Records with drawing code:
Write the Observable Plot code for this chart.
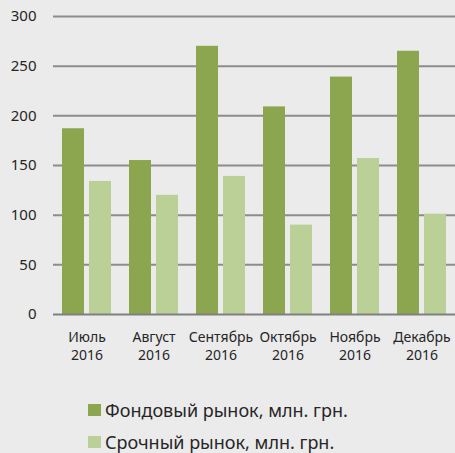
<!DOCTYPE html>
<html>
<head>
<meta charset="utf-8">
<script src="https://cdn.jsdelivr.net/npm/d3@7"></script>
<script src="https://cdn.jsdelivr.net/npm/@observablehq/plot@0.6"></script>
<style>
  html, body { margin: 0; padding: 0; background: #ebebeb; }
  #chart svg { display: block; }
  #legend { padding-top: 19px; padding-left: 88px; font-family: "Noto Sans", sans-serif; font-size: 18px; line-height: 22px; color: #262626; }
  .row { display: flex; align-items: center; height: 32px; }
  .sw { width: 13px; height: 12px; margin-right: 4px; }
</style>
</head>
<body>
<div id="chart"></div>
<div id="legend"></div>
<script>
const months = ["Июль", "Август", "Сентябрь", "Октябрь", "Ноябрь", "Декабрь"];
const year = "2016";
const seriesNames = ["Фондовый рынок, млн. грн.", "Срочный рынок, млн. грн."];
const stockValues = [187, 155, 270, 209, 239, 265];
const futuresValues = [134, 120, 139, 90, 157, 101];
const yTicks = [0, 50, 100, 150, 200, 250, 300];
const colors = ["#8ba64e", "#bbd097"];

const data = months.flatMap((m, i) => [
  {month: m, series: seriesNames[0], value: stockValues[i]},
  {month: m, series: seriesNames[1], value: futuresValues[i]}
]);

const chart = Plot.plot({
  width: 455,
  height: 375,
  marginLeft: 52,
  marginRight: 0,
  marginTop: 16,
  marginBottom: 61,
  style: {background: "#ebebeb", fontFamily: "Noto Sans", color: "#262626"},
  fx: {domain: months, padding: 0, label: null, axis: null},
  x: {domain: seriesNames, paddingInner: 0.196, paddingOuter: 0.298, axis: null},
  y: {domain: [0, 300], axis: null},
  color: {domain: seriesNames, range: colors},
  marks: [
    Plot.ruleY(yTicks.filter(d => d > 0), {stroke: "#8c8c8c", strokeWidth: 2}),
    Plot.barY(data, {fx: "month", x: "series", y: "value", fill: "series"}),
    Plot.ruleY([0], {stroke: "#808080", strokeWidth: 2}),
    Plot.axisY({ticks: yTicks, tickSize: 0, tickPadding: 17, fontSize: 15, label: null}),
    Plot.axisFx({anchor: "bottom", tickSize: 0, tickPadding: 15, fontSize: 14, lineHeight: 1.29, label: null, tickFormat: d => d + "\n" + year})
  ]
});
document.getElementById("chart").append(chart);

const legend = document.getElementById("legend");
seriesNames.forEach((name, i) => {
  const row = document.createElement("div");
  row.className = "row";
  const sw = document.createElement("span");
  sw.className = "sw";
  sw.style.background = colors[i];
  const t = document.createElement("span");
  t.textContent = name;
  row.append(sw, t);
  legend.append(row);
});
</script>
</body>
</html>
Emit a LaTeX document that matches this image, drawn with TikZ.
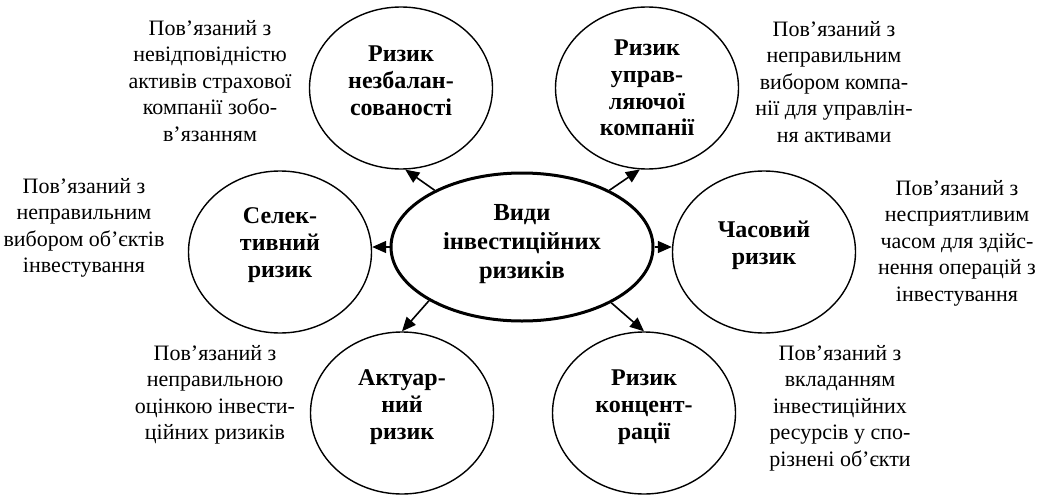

THE TASK: Output the records above exactly; leave out the pictures.

COMPLETED TASK:
Write the Observable Plot code for this chart.
<!DOCTYPE html>
<html>
<head>
<meta charset="utf-8">
<script src="https://cdn.jsdelivr.net/npm/d3@7"></script>
<script src="https://cdn.jsdelivr.net/npm/@observablehq/plot@0.6"></script>
<style>
  html, body { margin: 0; padding: 0; background: #ebebeb; }
  #chart svg { display: block; }
  #legend { padding-top: 19px; padding-left: 88px; font-family: "Noto Sans", sans-serif; font-size: 18px; line-height: 22px; color: #262626; }
  .row { display: flex; align-items: center; height: 32px; }
  .sw { width: 13px; height: 12px; margin-right: 4px; }
</style>
</head>
<body>
<div id="chart"></div>
<div id="legend"></div>
<script>
const months = ["Июль", "Август", "Сентябрь", "Октябрь", "Ноябрь", "Декабрь"];
const year = "2016";
const seriesNames = ["Фондовый рынок, млн. грн.", "Срочный рынок, млн. грн."];
const stockValues = [187, 155, 270, 209, 239, 265];
const futuresValues = [134, 120, 139, 90, 157, 101];
const yTicks = [0, 50, 100, 150, 200, 250, 300];
const colors = ["#8ba64e", "#bbd097"];

const data = months.flatMap((m, i) => [
  {month: m, series: seriesNames[0], value: stockValues[i]},
  {month: m, series: seriesNames[1], value: futuresValues[i]}
]);

const chart = Plot.plot({
  width: 455,
  height: 375,
  marginLeft: 52,
  marginRight: 0,
  marginTop: 16,
  marginBottom: 61,
  style: {background: "#ebebeb", fontFamily: "Noto Sans", color: "#262626"},
  fx: {domain: months, padding: 0, label: null, axis: null},
  x: {domain: seriesNames, paddingInner: 0.196, paddingOuter: 0.298, axis: null},
  y: {domain: [0, 300], axis: null},
  color: {domain: seriesNames, range: colors},
  marks: [
    Plot.ruleY(yTicks.filter(d => d > 0), {stroke: "#8c8c8c", strokeWidth: 2}),
    Plot.barY(data, {fx: "month", x: "series", y: "value", fill: "series"}),
    Plot.ruleY([0], {stroke: "#808080", strokeWidth: 2}),
    Plot.axisY({ticks: yTicks, tickSize: 0, tickPadding: 17, fontSize: 15, label: null}),
    Plot.axisFx({anchor: "bottom", tickSize: 0, tickPadding: 15, fontSize: 14, lineHeight: 1.29, label: null, tickFormat: d => d + "\n" + year})
  ]
});
document.getElementById("chart").append(chart);

const legend = document.getElementById("legend");
seriesNames.forEach((name, i) => {
  const row = document.createElement("div");
  row.className = "row";
  const sw = document.createElement("span");
  sw.className = "sw";
  sw.style.background = colors[i];
  const t = document.createElement("span");
  t.textContent = name;
  row.append(sw, t);
  legend.append(row);
});
</script>
</body>
</html>
Emit a LaTeX document that matches this image, drawn with TikZ.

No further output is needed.